The former world no.4 in junior rankings, Tasnim is no one tournament wonder. A badminton prodigy in her own right, in March 2020, she had won a bronze at the Dutch Junior International tournament, while in 2018, she had clinched the under-15 and under-17 singles titles at the Nationals. In 2017, at the age of 12, she was a part of team Ahmedabad Smash Masters in the Premier Badminton League and rubbed shoulders with the world no.1 Tai Tzu-ying. And it is from there that she learned the art of deceptive shots, which she put to good use at the Uber Cup. 

"Aggression is my natural style of play, and about deception, I picked it from Tai Tzu-ying, by seeing her play. I mean, she is a magician on the court and you feel like playing like her. We did manage to spend some time together at Ahmedabad Smash Masters, and I watched her train a bit. But ya, since she doesn't talk much, I couldn't get any tips from her. The thing about Tai Tzu is, that she doesn't even need to communicate with younger players, and yet manages to impart some tips. Also, what I did learn from her is that she preserves her energy, and just gives it her all on the court," an excited Tasnim explained on being asked about Tai. 

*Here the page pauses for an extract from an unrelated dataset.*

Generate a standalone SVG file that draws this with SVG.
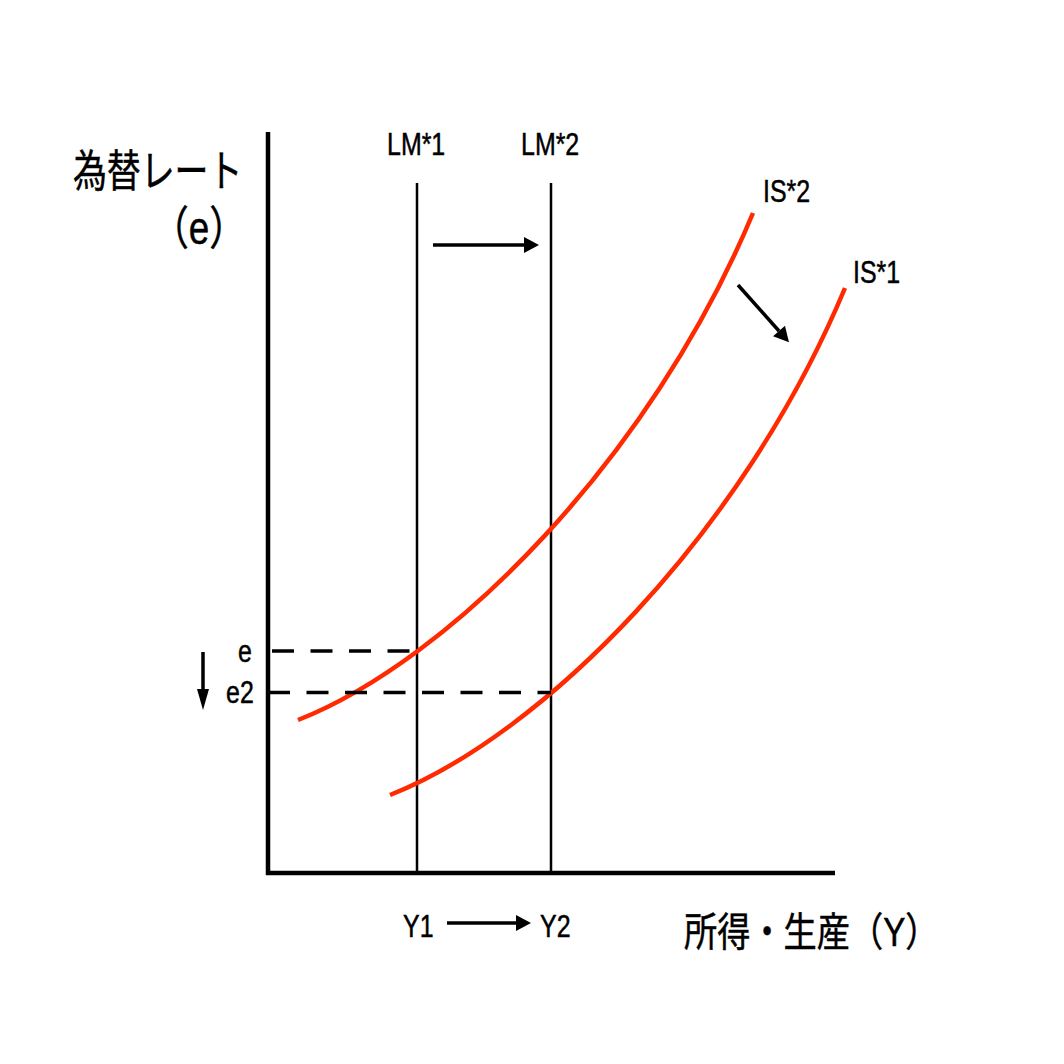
<svg xmlns="http://www.w3.org/2000/svg" width="1064" height="1064" viewBox="0 0 1064 1064">
<style>
.lbl{font-family:"Liberation Sans","Noto Sans CJK JP",sans-serif;fill:#000;stroke:#000;stroke-width:0.5}
.ax{stroke:#000;stroke-width:4.5;fill:none}
.lm{stroke:#000;stroke-width:2.5;fill:none}
.dash{stroke:#000;stroke-width:3.3;stroke-dasharray:22 16.5;fill:none}
.is{stroke:#ff2a00;stroke-width:4.5;fill:none}
.arr{stroke:#000;stroke-width:3.5;fill:none}
</style>
<defs>
<marker id="head" markerUnits="userSpaceOnUse" markerWidth="16" markerHeight="18" refX="0" refY="8" orient="auto" overflow="visible">
<path d="M0,0 L15,8 L0,16 Z" fill="#000"/>
</marker>
<marker id="headThin" markerUnits="userSpaceOnUse" markerWidth="22" markerHeight="12" refX="0" refY="6" orient="auto" overflow="visible">
<path d="M0,0 L21,6 L0,12 Z" fill="#000"/>
</marker>
</defs>
<rect width="1064" height="1064" fill="#fff"/>
<g id="axes">
<line class="ax" x1="268" y1="132" x2="268" y2="875"/>
<line class="ax" x1="266" y1="873" x2="835" y2="873"/>
</g>
<g id="lm1"><line class="lm" x1="417" y1="183" x2="417" y2="873"/>
<g transform="translate(387,155) scale(0.78,1)"><text class="lbl" font-size="32">LM*1</text></g></g>
<g id="lm2"><line class="lm" x1="551" y1="183" x2="551" y2="873"/>
<g transform="translate(521,155) scale(0.78,1)"><text class="lbl" font-size="32">LM*2</text></g></g>
<g id="is2"><path class="is" d="M298,720 C450,660 650,460 753,213"/>
<g transform="translate(763,202) scale(0.78,1)"><text class="lbl" font-size="32">IS*2</text></g></g>
<g id="is1"><path class="is" d="M390,795 C542,735 742,535 845,288"/>
<g transform="translate(853,283) scale(0.78,1)"><text class="lbl" font-size="32">IS*1</text></g></g>
<g id="ylabel">
<g transform="translate(73,187) scale(0.77,1)"><text class="lbl" font-size="44">為替レート</text></g>
<g transform="translate(152,244) scale(0.8,1)"><text class="lbl" font-size="46">（e）</text></g>
</g>
<g id="xlabel">
<g transform="translate(684,946) scale(0.83,1)"><text class="lbl" font-size="40">所得・生産（Y）</text></g>
</g>
<g id="elabels">
<g transform="translate(238,662) scale(0.78,1)"><text class="lbl" font-size="32">e</text></g>
<g transform="translate(226,703) scale(0.78,1)"><text class="lbl" font-size="32">e2</text></g>
</g>
<g id="ylabels">
<g transform="translate(403,937) scale(0.78,1)"><text class="lbl" font-size="32">Y1</text></g>
<g transform="translate(540,937) scale(0.78,1)"><text class="lbl" font-size="32">Y2</text></g>
</g>
<g id="connectors">
<line class="dash" x1="272" y1="651" x2="417" y2="651"/>
<line class="dash" x1="268" y1="692.5" x2="551" y2="692.5"/>
<line class="arr" x1="433" y1="245" x2="524" y2="245" marker-end="url(#head)"/>
<line class="arr" x1="447" y1="923" x2="516" y2="923" stroke-width="3" marker-end="url(#head)"/>
<line class="arr" x1="203" y1="652" x2="203" y2="689" stroke-width="2.5" marker-end="url(#headThin)"/>
<line class="arr" x1="738" y1="285" x2="779" y2="331" stroke-width="3" marker-end="url(#head)"/>
</g>
</svg>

But of all the qualities Tasnim has, the one that stands out is her will to be the face of Indian badminton someday. Ask her coach, and the preparations for the 2024 Paris Olympics are in full swing. "She could be one of the top players from the country and has all the pre-requisites to become a champion. In 2024, although we do not promise, we want to win a medal in the singles," coach Iriawan said.

"In order to do that, she has to compete with the best in India and then the world. If she can prove herself in the country itself, that'll be a huge boost for her. I do have a vision for her, and she, hopefully, should be the next big thing. Those are all long-term targets though."

Having trained Saina during the 2012 campaign, Iriawan knows exactly where his ward stands currently, and the potential she has. But to help her get to her goals, he wants Tasnim in peak physical condition, and most importantly, have the belief in her, to become a champ. 

 "We had certain goals in mind for the Uber Cup, she did play well, but she is a work in progress. I think we have a few areas that we are looking to work on. First of all, that belief needs to be instilled in her that she can be the best in the world. It is all about the trust a coach and player show in each other, so that takes time. Then we have to make specialised programs for her which would help her in the long run. 

"Also, now that she has entered the world of seniors, the first thing we need to work on with Tasnim is her fitness. Like, for now, she can do well in a match or two, at the senior level tournament, but to win the competition, you need to have paramount fitness," Iriawan concluded.